Does NEXT decide what we change in onboarding?
No. NEXT surfaces where new hires struggle and keeps that current as cohorts change. What to teach, how to teach it, and when to update the curriculum stays with L&D. The brief is an input to that decision, not the decision.
Can it tell a training gap from a coaching issue?
Partly. NEXT shows whether a struggle is widespread across new hires, which points to curriculum, or concentrated in a few, which points to coaching. The judgment call — curriculum, coaching, or a product fix — stays with you. NEXT attaches the supporting context so that call is better informed.
What does it need to work?
Access to new-hire customer interactions — calls, chats, tickets — and a way to identify which staff are new. With those in place, NEXT can group repeating struggles by topic. Without tenure data, it can still find hard topics but can't tie them specifically to onboarding.
How fast does a new gap show up?
As soon as the pattern clears the threshold you set. A topic that several new hires hit in their first weeks can surface while that cohort is still ramping, rather than after a quarterly review.

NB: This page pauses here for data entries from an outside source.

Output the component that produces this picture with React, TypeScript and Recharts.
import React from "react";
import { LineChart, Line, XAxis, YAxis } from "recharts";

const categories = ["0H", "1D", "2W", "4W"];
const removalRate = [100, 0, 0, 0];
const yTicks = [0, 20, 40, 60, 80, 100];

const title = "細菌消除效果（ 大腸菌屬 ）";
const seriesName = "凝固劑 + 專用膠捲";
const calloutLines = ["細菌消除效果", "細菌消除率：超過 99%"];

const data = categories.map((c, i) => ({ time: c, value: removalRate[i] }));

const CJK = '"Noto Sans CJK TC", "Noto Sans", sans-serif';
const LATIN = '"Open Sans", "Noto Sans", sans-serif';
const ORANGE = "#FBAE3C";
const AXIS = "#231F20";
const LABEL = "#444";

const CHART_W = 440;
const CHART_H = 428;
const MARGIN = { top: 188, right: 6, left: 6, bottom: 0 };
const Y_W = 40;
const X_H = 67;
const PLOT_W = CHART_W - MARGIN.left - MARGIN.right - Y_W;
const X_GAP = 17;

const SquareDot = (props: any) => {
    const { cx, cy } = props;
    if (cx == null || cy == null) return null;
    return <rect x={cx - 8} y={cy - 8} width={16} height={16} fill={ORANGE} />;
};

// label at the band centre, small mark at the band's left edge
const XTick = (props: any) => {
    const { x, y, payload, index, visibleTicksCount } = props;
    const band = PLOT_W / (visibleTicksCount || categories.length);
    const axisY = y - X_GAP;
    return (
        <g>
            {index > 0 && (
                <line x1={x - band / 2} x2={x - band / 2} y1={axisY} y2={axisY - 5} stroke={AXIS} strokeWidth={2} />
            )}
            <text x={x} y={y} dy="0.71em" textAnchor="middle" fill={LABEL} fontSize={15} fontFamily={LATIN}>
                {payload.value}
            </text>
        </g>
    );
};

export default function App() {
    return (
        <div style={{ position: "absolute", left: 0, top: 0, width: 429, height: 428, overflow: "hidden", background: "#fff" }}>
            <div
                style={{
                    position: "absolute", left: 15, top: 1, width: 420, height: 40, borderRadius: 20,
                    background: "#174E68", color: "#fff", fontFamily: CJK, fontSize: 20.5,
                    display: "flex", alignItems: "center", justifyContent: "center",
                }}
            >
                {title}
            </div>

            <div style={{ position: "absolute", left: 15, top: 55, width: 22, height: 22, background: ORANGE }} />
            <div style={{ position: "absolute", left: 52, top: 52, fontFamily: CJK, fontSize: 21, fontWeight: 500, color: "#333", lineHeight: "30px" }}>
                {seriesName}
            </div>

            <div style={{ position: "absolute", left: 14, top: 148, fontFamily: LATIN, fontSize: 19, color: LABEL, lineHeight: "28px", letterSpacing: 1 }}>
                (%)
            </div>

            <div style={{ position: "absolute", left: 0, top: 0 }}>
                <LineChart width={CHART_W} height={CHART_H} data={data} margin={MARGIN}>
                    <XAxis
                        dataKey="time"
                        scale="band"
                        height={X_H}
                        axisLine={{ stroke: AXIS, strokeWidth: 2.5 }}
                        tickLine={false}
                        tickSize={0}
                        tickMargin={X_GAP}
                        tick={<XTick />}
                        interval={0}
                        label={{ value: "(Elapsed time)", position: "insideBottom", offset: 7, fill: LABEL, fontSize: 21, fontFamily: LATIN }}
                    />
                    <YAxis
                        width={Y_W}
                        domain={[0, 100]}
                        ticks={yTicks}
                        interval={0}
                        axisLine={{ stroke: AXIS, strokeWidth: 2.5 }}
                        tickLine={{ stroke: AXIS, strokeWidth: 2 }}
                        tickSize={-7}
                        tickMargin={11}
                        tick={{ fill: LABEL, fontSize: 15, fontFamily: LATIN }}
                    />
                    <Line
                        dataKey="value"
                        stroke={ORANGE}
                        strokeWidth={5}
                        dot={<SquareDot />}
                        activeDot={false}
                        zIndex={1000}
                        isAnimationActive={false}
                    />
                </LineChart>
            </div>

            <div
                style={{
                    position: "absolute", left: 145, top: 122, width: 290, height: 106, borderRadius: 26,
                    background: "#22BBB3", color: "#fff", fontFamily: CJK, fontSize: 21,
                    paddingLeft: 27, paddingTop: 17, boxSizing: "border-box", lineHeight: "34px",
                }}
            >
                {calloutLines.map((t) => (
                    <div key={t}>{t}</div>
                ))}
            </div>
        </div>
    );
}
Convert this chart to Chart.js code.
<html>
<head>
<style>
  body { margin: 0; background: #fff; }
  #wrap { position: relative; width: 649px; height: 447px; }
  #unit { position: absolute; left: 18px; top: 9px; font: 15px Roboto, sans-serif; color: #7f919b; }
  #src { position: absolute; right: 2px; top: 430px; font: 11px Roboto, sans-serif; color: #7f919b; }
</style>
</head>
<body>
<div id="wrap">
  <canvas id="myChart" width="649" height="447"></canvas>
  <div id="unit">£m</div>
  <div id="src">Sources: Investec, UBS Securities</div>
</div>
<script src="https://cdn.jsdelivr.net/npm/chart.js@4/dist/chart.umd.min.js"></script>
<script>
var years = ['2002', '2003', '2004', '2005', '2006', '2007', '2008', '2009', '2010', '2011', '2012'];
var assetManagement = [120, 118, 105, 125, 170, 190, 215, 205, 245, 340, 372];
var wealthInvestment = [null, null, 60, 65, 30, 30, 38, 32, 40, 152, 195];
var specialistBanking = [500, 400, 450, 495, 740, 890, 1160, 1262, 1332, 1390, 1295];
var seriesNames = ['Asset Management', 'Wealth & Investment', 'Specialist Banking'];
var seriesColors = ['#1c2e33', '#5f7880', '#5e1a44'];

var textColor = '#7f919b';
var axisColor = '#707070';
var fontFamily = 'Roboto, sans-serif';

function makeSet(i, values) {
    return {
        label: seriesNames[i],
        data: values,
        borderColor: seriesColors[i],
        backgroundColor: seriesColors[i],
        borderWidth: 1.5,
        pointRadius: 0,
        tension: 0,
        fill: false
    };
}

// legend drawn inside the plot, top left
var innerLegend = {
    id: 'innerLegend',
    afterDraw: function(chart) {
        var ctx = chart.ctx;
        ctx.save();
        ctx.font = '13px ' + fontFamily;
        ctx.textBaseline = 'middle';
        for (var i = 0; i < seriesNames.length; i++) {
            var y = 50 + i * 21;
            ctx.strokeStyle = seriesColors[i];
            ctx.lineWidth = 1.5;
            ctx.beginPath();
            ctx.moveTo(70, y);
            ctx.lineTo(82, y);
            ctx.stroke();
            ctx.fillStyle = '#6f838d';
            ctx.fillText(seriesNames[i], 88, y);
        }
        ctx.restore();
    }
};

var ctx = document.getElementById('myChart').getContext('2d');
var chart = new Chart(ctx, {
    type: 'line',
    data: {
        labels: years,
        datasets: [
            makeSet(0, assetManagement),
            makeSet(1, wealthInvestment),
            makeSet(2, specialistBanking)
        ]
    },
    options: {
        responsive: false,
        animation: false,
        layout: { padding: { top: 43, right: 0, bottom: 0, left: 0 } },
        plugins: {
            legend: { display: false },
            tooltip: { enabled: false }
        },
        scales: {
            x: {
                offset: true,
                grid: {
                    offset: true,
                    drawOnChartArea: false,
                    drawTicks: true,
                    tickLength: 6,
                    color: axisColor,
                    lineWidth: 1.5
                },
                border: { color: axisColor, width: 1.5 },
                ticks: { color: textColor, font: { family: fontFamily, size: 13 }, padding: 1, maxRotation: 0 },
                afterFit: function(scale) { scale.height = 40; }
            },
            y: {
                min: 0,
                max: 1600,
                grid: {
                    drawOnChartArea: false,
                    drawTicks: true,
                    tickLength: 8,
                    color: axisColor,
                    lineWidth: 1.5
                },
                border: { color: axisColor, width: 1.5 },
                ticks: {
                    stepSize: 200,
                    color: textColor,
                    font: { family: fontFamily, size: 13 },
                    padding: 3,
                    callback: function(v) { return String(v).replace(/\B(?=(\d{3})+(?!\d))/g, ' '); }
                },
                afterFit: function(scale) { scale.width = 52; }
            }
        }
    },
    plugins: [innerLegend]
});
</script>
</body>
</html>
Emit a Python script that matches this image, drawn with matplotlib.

You trade some early noise for catching gaps before they harden.
Won't this just surface noise?
It can if thresholds are loose. NEXT groups a struggle into a brief only when it repeats across enough new hires, often enough, recently enough — all of which you set. Tighten the threshold and only entrenched gaps surface; loosen it for earlier, weaker signals. The aim is fewer, well-supported briefs, not every rough call.